If it means going to vote and electing leaders, then it would arise out of the very ethos of divisiveness that the minister seems to oppose, extending to regions, castes and social status. These disparities are encouraged by the political class.
Have the Jamiat or the Darul-uloom ever come to the forefront and fought for the dispossessed within the community? What has been the role of religious organisations during times of riots and such crises? Do they work with traumatised victims as human beings and not merely god’s soldiers? Give us the instance of a single head of such an organisation who is leading such proactive movements. They merely pontificate and pronounce edicts.
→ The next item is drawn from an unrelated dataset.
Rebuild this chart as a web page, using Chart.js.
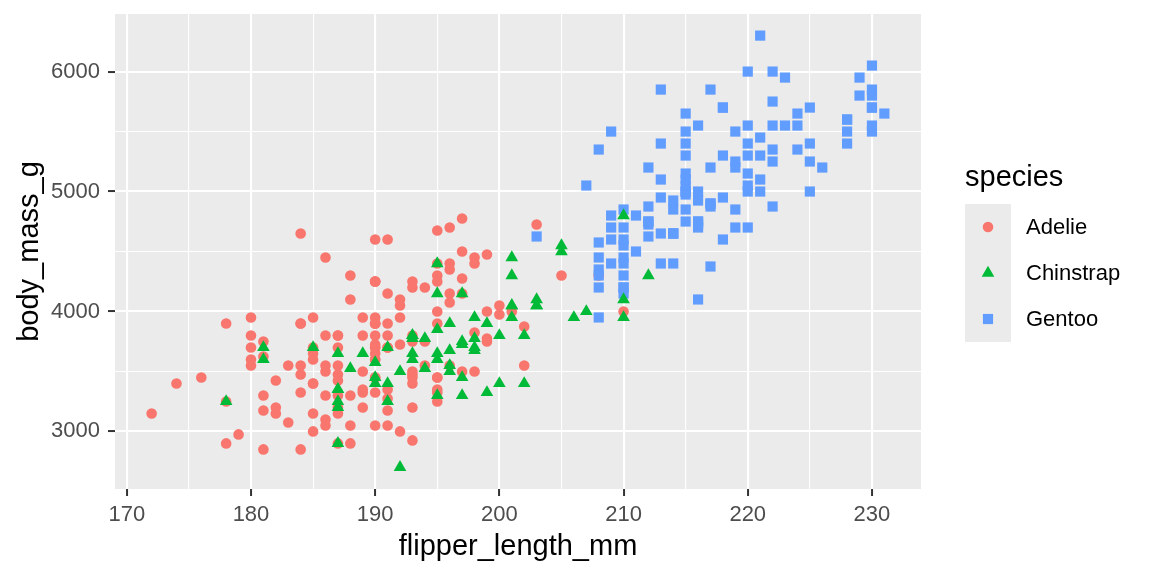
<!DOCTYPE html>
<html lang="en">
<head>
    <meta charset="UTF-8">
    <title>Penguins: flipper length vs body mass</title>
    <script src="https://cdn.jsdelivr.net/npm/chart.js"></script>
    <style>
        html, body { margin: 0; padding: 0; background: #ffffff; }
        #wrap { width: 1152px; height: 576px; }
    </style>
</head>
<body>
    <div id="wrap"><canvas id="penguinChart" width="1152" height="576"></canvas></div>

    <script>
        // data (flipper_length_mm, body_mass_g)
        const species = ['Adelie', 'Chinstrap', 'Gentoo'];

        const adelieFlipper = [
            181, 186, 195, 193, 190, 181, 195, 193, 190, 186, 180, 182, 191, 198, 185, 195, 197, 184, 194,
            174, 180, 189, 185, 180, 187, 183, 187, 172, 180,
            178, 178, 188, 184, 195, 196, 190, 180, 181, 184, 182, 195, 186, 196, 185, 190, 182, 179, 190, 191,
            186, 188, 190, 200, 187, 191, 186, 193, 181, 194, 185, 195, 185, 192, 184, 192, 195, 188, 190, 198,
            190, 190, 196, 197, 190, 195, 191, 184, 187, 195, 189, 196, 187, 193, 191, 194, 190, 189, 189, 190,
            202, 205, 185, 186, 187, 208, 190, 196, 178, 192,
            192, 203, 183, 190, 193, 184, 199, 190, 181, 197, 198, 191, 193, 197, 191, 196, 188, 199, 189, 189,
            187, 198, 176, 202, 186, 199, 191, 195, 191, 210, 190, 197, 193,
            199, 187, 190, 191, 200, 185, 193, 193, 187, 188, 190, 192, 185, 190, 184, 195, 193, 187, 201
        ];
        const adelieMass = [
            3750, 3800, 3250, 3450, 3650, 3625, 4675, 3475, 4250, 3300, 3700, 3200, 3800, 4400, 3700, 3450, 4500, 3325, 4200,
            3400, 3600, 3800, 3950, 3800, 3800, 3550, 3200, 3150, 3950,
            3250, 3900, 3300, 3900, 3325, 4150, 3950, 3550, 3300, 4650, 3150, 3900, 3100, 4400, 3000, 4600, 3425, 2975, 3450, 4150,
            3500, 4300, 3450, 4050, 2900, 3700, 3550, 3800, 2850, 3750, 3150, 4400, 3600, 4050, 2850, 3950, 3350, 4100, 3050, 4450,
            3600, 3900, 3550, 4150, 3700, 4250, 3700, 3900, 3550, 4000, 3200, 4700, 3800, 4200, 3350, 3550, 3800, 3500, 3950, 3600,
            3550, 4300, 3400, 4450, 3300, 4300, 3700, 4350, 2900, 4100,
            3725, 4725, 3075, 4250, 2925, 3550, 3750, 3900, 3175, 4775, 3825, 4600, 3200, 4275, 3900, 4075, 2900, 3775, 3350, 3325,
            3150, 3500, 3450, 3875, 3050, 4000, 3275, 4300, 3050, 4000, 3325, 3500, 3500,
            4475, 3425, 3900, 3175, 3975, 3400, 4250, 3400, 3475, 3050, 3725, 3000, 3650, 4250, 3475, 3450, 3750, 3700, 4000
        ];

        const chinstrapFlipper = [
            192, 196, 193, 188, 197, 198, 178, 197, 195, 198, 193, 194, 185, 201, 190, 201, 197, 181, 190, 195,
            181, 191, 187, 193, 195, 197, 200, 200, 191, 205, 187, 201, 187, 203, 195, 199, 195, 210, 192, 205,
            210, 187, 196, 196, 196, 201, 190, 212, 187, 198, 199, 201, 193, 203, 187, 197, 191, 203, 202, 194,
            206, 189, 195, 207, 202, 193, 210, 198
        ];
        const chinstrapMass = [
            3500, 3900, 3650, 3525, 3725, 3950, 3250, 3750, 4150, 3700, 3800, 3775, 3700, 4050, 3575, 4050, 3300, 3700, 3450, 4400,
            3600, 3400, 2900, 3800, 3300, 4150, 3400, 3800, 3700, 4550, 3200, 4300, 3350, 4100, 3600, 3900, 3850, 4800, 2700, 4500,
            3950, 3650, 3550, 3500, 3675, 4450, 3400, 4300, 3250, 3675, 3325, 3950, 3600, 4050, 3350, 3450, 3250, 4050, 3800, 3525,
            3950, 3650, 3650, 4000, 3400, 3775, 4100, 3775
        ];

        const gentooFlipper = [
            211, 230, 210, 218, 215, 210, 211, 219, 209, 215, 214, 216, 214, 213, 210, 217, 210, 221, 209, 222,
            218, 215, 213, 215, 215, 215, 216, 215, 210, 220, 222, 209, 207, 230, 220, 220, 213, 219, 208, 208,
            208, 225, 210, 216, 222, 217, 210, 225, 213, 215, 210, 220, 210, 225, 217, 220, 208, 220, 208, 224,
            208, 221, 214, 231, 219, 230, 214, 229, 220, 223, 216, 221, 221, 217, 216, 230, 209, 220, 215, 223,
            212, 221, 212, 224, 212, 228, 218, 218, 212, 230, 218, 228, 212, 224, 214, 226, 216, 222, 203, 225,
            219, 228, 215, 228, 216, 215, 210, 219, 208, 209, 216, 229, 213, 230, 217, 230, 217, 222, 214, 215,
            222, 212, 213
        ];
        const gentooMass = [
            4500, 5700, 4450, 5700, 5400, 4550, 4800, 5200, 4400, 5150, 4650, 5550, 4650, 5850, 4200, 5850, 4150, 6300, 4800, 5350,
            5700, 5000, 4400, 5050, 5000, 5100, 4100, 5650, 4600, 5550, 5250, 4700, 5050, 6050, 5150, 5400, 4950, 5250, 4350, 5350,
            3950, 5700, 4300, 4750, 5550, 4900, 4200, 5400, 5100, 5300, 4850, 5300, 4400, 5000, 4900, 5050, 4300, 5000, 4450, 5550,
            4200, 5300, 4400, 5650, 4700, 5700, 4650, 5800, 4700, 5550, 4750, 5000, 5100, 5200, 4700, 5800, 4600, 6000, 4750, 5950,
            4625, 5450, 4725, 5350, 4750, 5600, 4600, 5300, 4875, 5550, 4950, 5400, 4750, 5650, 4850, 5200, 4925, 4875, 4625, 5250,
            4850, 5600, 4975, 5500, 4725, 5500, 4700, 5500, 4575, 5500, 5000, 5950, 4650, 5500, 4375, 5850, 4875, 6000, 4925, 4850,
            5750, 5200, 5400
        ];

        // axis breaks: majors get labels, the in-between values only a thin grid line
        const xBreaks = [170, 175, 180, 185, 190, 195, 200, 205, 210, 215, 220, 225, 230];
        const xLabels = [170, 180, 190, 200, 210, 220, 230];
        const yBreaks = [3000, 3500, 4000, 4500, 5000, 5500, 6000];
        const yLabels = [3000, 4000, 5000, 6000];

        const colors = { Adelie: '#F8766D', Chinstrap: '#00BA38', Gentoo: '#619CFF' };
        const shapes = { Adelie: 'circle', Chinstrap: 'triangle', Gentoo: 'rect' };
        const radii = { Adelie: 5.3, Chinstrap: 7.3, Gentoo: 7.2 };

        const FONT = '"Liberation Sans", Arial, Helvetica, sans-serif';
        const TITLE_PX = 29;
        const TEXT_PX = 22;

        function toPoints(xs, ys) {
            return xs.map((x, i) => ({ x: x, y: ys[i] }));
        }

        function makeSet(name, xs, ys, order) {
            return {
                label: name,
                data: toPoints(xs, ys),
                pointStyle: shapes[name],
                pointRadius: radii[name],
                pointHoverRadius: radii[name],
                backgroundColor: colors[name],
                borderWidth: 0,
                order: order
            };
        }

        // ggplot-ish panel background, axis titles and legend
        const ggDecor = {
            id: 'ggDecor',
            beforeDraw(chart) {
                const { ctx, chartArea: a } = chart;
                ctx.save();
                ctx.fillStyle = '#EBEBEB';
                ctx.fillRect(a.left, a.top, a.right - a.left, a.bottom - a.top);
                ctx.restore();
            },
            afterDraw(chart) {
                const { ctx, chartArea: a } = chart;
                ctx.save();
                ctx.fillStyle = '#000000';
                ctx.font = TITLE_PX + 'px ' + FONT;
                ctx.textAlign = 'center';
                ctx.textBaseline = 'alphabetic';
                ctx.fillText('flipper_length_mm', (a.left + a.right) / 2, 555);

                ctx.save();
                ctx.translate(37.5, (a.top + a.bottom) / 2);
                ctx.rotate(-Math.PI / 2);
                ctx.fillText('body_mass_g', 0, 0);
                ctx.restore();

                // legend
                ctx.textAlign = 'left';
                ctx.fillText('species', 965, 186);
                ctx.fillStyle = '#EBEBEB';
                ctx.fillRect(965, 204, 46, 138);
                ctx.font = TEXT_PX + 'px ' + FONT;
                ctx.textBaseline = 'middle';
                species.forEach((name, i) => {
                    const cy = 227 + i * 46;
                    ctx.fillStyle = colors[name];
                    Chart.helpers.drawPoint(ctx, {
                        pointStyle: shapes[name], radius: radii[name], rotation: 0, borderWidth: 0
                    }, 988, cy);
                    ctx.fillStyle = '#000000';
                    ctx.fillText(name, 1026, cy + 1);
                });
                ctx.restore();
            }
        };

        function gridWidth(isMajor) {
            return isMajor ? 2.1 : 1.1;
        }

        new Chart(document.getElementById('penguinChart'), {
            type: 'scatter',
            data: {
                datasets: [
                    makeSet('Adelie', adelieFlipper, adelieMass, 2),
                    makeSet('Gentoo', gentooFlipper, gentooMass, 1),
                    makeSet('Chinstrap', chinstrapFlipper, chinstrapMass, 0)
                ]
            },
            options: {
                responsive: false,
                devicePixelRatio: 1,
                animation: false,
                layout: { padding: { left: 0, right: 231, top: 14, bottom: 0 } },
                plugins: {
                    legend: { display: false },
                    tooltip: { enabled: false }
                },
                scales: {
                    x: {
                        type: 'linear',
                        min: 169.05,
                        max: 233.95,
                        afterBuildTicks: s => { s.ticks = xBreaks.map(v => ({ value: v })); },
                        afterFit: s => {
                            s.height = 87;
                            s.paddingLeft = 0;
                            s.paddingRight = 0;
                        },
                        border: { display: false },
                        grid: {
                            color: '#FFFFFF',
                            lineWidth: c => gridWidth(xLabels.includes(c.tick.value)),
                            drawTicks: true,
                            tickLength: 7,
                            tickWidth: 2,
                            tickColor: c => xLabels.includes(c.tick.value) ? '#333333' : 'rgba(0,0,0,0)'
                        },
                        ticks: {
                            autoSkip: false,
                            maxRotation: 0,
                            padding: 6,
                            color: '#4D4D4D',
                            font: { family: FONT, size: TEXT_PX },
                            callback: v => xLabels.includes(v) ? String(v) : ''
                        }
                    },
                    y: {
                        type: 'linear',
                        min: 2520,
                        max: 6480,
                        afterBuildTicks: s => { s.ticks = yBreaks.map(v => ({ value: v })); },
                        afterFit: s => {
                            s.width = 115;
                            s.paddingTop = 0;
                            s.paddingBottom = 0;
                        },
                        border: { display: false },
                        grid: {
                            color: '#FFFFFF',
                            lineWidth: c => gridWidth(yLabels.includes(c.tick.value)),
                            drawTicks: true,
                            tickLength: 7,
                            tickWidth: 2,
                            tickColor: c => yLabels.includes(c.tick.value) ? '#333333' : 'rgba(0,0,0,0)'
                        },
                        ticks: {
                            autoSkip: false,
                            padding: 8,
                            color: '#4D4D4D',
                            font: { family: FONT, size: TEXT_PX },
                            callback: v => yLabels.includes(v) ? String(v) : ''
                        }
                    }
                }
            },
            plugins: [ggDecor]
        });
    </script>
</body>
</html>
The opinion of a handful of maulvis cannot be elevated to a diktat.
As a political leader of the ruling party, this was an opportunity for the minister to send out clear signals about more important issues. By giving the thumbs up to one kind of fatwa, Chidambaram has in fact legitimised the concept that will give credence to some regressive measures that have to do with gender. For instance, the Jamiat does not want the central madrassa board’s interference in the running of local madrassas and it has declared that girls over 10 years of age would be educated according to “complete Shariat norms”. There will be segregation at several levels.
I suspect this is exactly what the political leadership wants. It then becomes easier to target such groups. For better or for worse.